Scaling all distances by a constant factor in this problem leaves all the mechanics unchanged (but scales our points scored by the same factor as well). So whatever the optimal strategy is, it is specified by a constant $c$ such that we first click the key at distance $d = c D$. If that doesn't work, we are back at the same problem but with $D$ replaced by $\sqrt{\beta} c D$, and the optimal strategy will treat that the same as before. So in fact such a strategy is fully specified by the choice of $c$.

Suppose a strategy with constant $c$ earns $f(c)D$ points in expectation. Then with probability $1-c^2$, it succeeds on the first try and earns $cD$ points; with probability $c^2$, it fails on the first try, and continuing in the same way earns $f(c) \sqrt{\beta} c D$ points in expectation. Therefore $$ f(c) D = (1-c^2)c D + c^2 f(c) \sqrt{\beta} c D \implies f(c) = \frac{c - c^3}{1 - c^3 \sqrt{\beta}}. $$ To find the optimal strategy, we maximize $f(c)$ over all $c \in [0,1]$. This does not require fancy methods - just set $f'(c)=0$ - but we have to solve an ugly polynomial equation. To get a sense of the answer, we can look at special cases.

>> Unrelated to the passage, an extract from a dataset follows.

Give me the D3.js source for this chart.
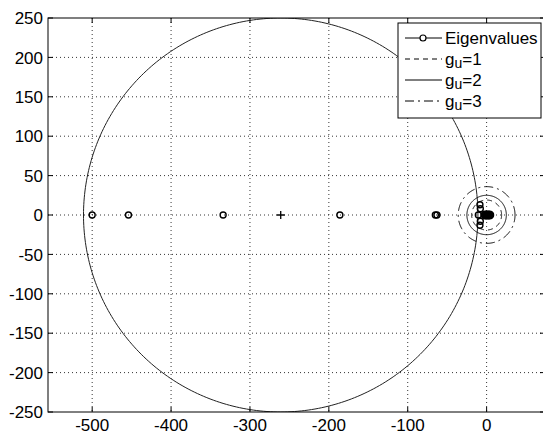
<!DOCTYPE html>
<html>
<head>
<meta charset="utf-8">
<script src="https://cdn.jsdelivr.net/npm/d3@7"></script>
<style>
  body { margin: 0; background: #fff; }
  text { font-family: "Liberation Sans", Arial, sans-serif; fill: #000; }
</style>
</head>
<body>
<div id="chart"></div>
<script>
// eigenvalue locus plot with stability circles

// eigenvalues (real / imaginary parts)
const eigRe = [-500, -454, -334, -186, -65, -63, -10.5, -8.5, -8.5, -8, -8,
               -3, -2, -1, 0, 1, 2, 3, 4, 5, -2, 0, 2, 4, -2, 0, 2, 4];
const eigIm = [0, 0, 0, 0, 0, 0, 0, 13, -13, 8, -8,
               0, 0, 0, 0, 0, 0, 0, 0, 0, 1, 1, 1, 1, -1, -1, -1, -1];

// big circle (center / radius) and its center marker
const bigCenter = [-261, 0];
const bigRadius = 250;

// g_u circles around the origin
const guLabels = ["1", "2", "3"];
const guRadii = [19, 25, 36];
const guDash = ["5,4", null, "9,4,2,4"];

// axis ticks
const xTicks = [-500, -400, -300, -200, -100, 0];
const yTicks = [-250, -200, -150, -100, -50, 0, 50, 100, 150, 200, 250];

const width = 543, height = 435;
const pLeft = 48, pRight = 545, pTop = 18, pBottom = 412;

const svg = d3.select("#chart").append("svg")
  .attr("width", width)
  .attr("height", height);

const x = d3.scaleLinear().domain([-556, 74]).range([pLeft, pRight]);
const y = d3.scaleLinear().domain([-250, 250]).range([pBottom, pTop]);

svg.append("defs").append("clipPath").attr("id", "clip")
  .append("rect")
  .attr("x", pLeft).attr("y", pTop)
  .attr("width", pRight - pLeft).attr("height", pBottom - pTop);

// ----- grid -----
const grid = svg.append("g").attr("stroke", "#000").attr("stroke-width", 0.8)
  .attr("stroke-dasharray", "1,3");
grid.selectAll(".gx").data(xTicks).enter().append("line")
  .attr("x1", d => x(d)).attr("x2", d => x(d))
  .attr("y1", pTop).attr("y2", pBottom);
grid.selectAll(".gy").data(yTicks.filter(d => d > -250 && d < 250)).enter().append("line")
  .attr("x1", pLeft).attr("x2", pRight)
  .attr("y1", d => y(d)).attr("y2", d => y(d));

const plot = svg.append("g").attr("clip-path", "url(#clip)");

// circle drawn through the scales
function circlePoints(cx, cy, r) {
  const pts = [];
  for (let i = 0; i <= 360; i++) {
    const a = i * Math.PI / 180;
    pts.push([cx + r * Math.cos(a), cy + r * Math.sin(a)]);
  }
  return pts;
}
const line = d3.line().x(d => x(d[0])).y(d => y(d[1]));

plot.append("path")
  .attr("d", line(circlePoints(bigCenter[0], bigCenter[1], bigRadius)))
  .attr("fill", "none").attr("stroke", "#222").attr("stroke-width", 1);

guRadii.forEach((r, i) => {
  plot.append("path")
    .attr("d", line(circlePoints(0, 0, r)))
    .attr("fill", "none").attr("stroke", "#000").attr("stroke-width", 1)
    .attr("stroke-dasharray", guDash[i]);
});

// center "+" marker
const cx = x(bigCenter[0]), cy = y(bigCenter[1]);
plot.append("path")
  .attr("d", `M${cx - 4},${cy}H${cx + 4}M${cx},${cy - 4}V${cy + 4}`)
  .attr("stroke", "#000").attr("stroke-width", 1.3);

// eigenvalue markers
plot.selectAll(".eig").data(eigRe).enter().append("circle")
  .attr("cx", d => x(d))
  .attr("cy", (d, i) => y(eigIm[i]))
  .attr("r", 3)
  .attr("fill", "none").attr("stroke", "#000").attr("stroke-width", 1.4);

// ----- axes box + ticks -----
svg.append("rect")
  .attr("x", pLeft).attr("y", pTop)
  .attr("width", pRight - pLeft).attr("height", pBottom - pTop)
  .attr("fill", "none").attr("stroke", "#000").attr("stroke-width", 1);

const tl = 5;
const ticks = svg.append("g").attr("stroke", "#000").attr("stroke-width", 1);
xTicks.forEach(t => {
  ticks.append("line").attr("x1", x(t)).attr("x2", x(t)).attr("y1", pBottom).attr("y2", pBottom - tl);
  ticks.append("line").attr("x1", x(t)).attr("x2", x(t)).attr("y1", pTop).attr("y2", pTop + tl);
});
yTicks.forEach(t => {
  ticks.append("line").attr("x1", pLeft).attr("x2", pLeft + tl).attr("y1", y(t)).attr("y2", y(t));
  ticks.append("line").attr("x1", pRight).attr("x2", pRight - tl).attr("y1", y(t)).attr("y2", y(t));
});

svg.selectAll(".xl").data(xTicks).enter().append("text")
  .attr("x", d => x(d)).attr("y", pBottom + 19)
  .attr("text-anchor", "middle").style("font-size", "17px")
  .text(d => d);
svg.selectAll(".yl").data(yTicks).enter().append("text")
  .attr("x", pLeft - 5).attr("y", d => y(d)).attr("dy", "0.36em")
  .attr("text-anchor", "end").style("font-size", "17px")
  .text(d => d);

// ----- legend -----
const lg = svg.append("g").attr("transform", "translate(398,23)");
lg.append("rect").attr("width", 143).attr("height", 95)
  .attr("fill", "#fff").attr("stroke", "#000").attr("stroke-width", 1);

const rowY = i => 15 + i * 21;
lg.append("line").attr("x1", 7).attr("x2", 44).attr("y1", rowY(0)).attr("y2", rowY(0))
  .attr("stroke", "#000").attr("stroke-width", 1);
lg.append("circle").attr("cx", 25).attr("cy", rowY(0)).attr("r", 3)
  .attr("fill", "#fff").attr("stroke", "#000").attr("stroke-width", 1.2);
lg.append("text").attr("x", 47).attr("y", rowY(0)).attr("dy", "0.36em")
  .style("font-size", "17px").text("Eigenvalues");

guLabels.forEach((g, i) => {
  const yy = rowY(i + 1);
  lg.append("line").attr("x1", 7).attr("x2", 44).attr("y1", yy).attr("y2", yy)
    .attr("stroke", "#000").attr("stroke-width", 1)
    .attr("stroke-dasharray", guDash[i]);
  const t = lg.append("text").attr("x", 47).attr("y", yy).attr("dy", "0.36em")
    .style("font-size", "17px");
  t.append("tspan").text("g");
  t.append("tspan").attr("dy", "3").style("font-size", "14px").text("u");
  t.append("tspan").attr("dy", "-3").text("=" + g);
});
</script>
</body>
</html>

• As $\beta \to 1$ (in the limit, the battery does not drain at all when used), the optimal $c$ approaches $1$ as well. This makes sense; in this case, we lose nothing at all by clicking, so we want to click all the time.
• For $\beta = (\frac{22}{27})^2 \approx 0.66$, the equation is particularly nice and gives us $c = \frac34$ as the solution. We click at distances $\frac34D, \frac{11}{24}D, \frac{121}{432}D$, and so on, multiplying by $c\sqrt{\beta} = \frac{11}{18}$ each time. Each time we click, we have a $1-c^2 = \frac{7}{16}$ chance of winning.
• For $\beta = \frac14$, the optimal $c$ is about $0.653$ and satisfies $c^3-3c^2+1 = 0$. We click at distances $cD, \frac12c^2D, \frac14 c^3D, \frac18 c^4 D$, and so on (multiplying by $c\sqrt{\beta} = \frac12c$ at each step).
• For $\beta=0$, the optimal $c$ is $\frac1{\sqrt3} \approx 0.577$. Here, we click at distance $\frac{D}{\sqrt 3}$ and win with probability $\frac23$; the remaining $\frac13$ of the time, we must go all the way to the car. (This is probably best understood as a limit $\beta \to 0$.)

Assuming $V_0$ is sampled from a uniform distribution is only one possible situation. Other situations are more complicated, since the distribution changes shape as we update on the key not working; our strategy can no longer be described by a simple procedure.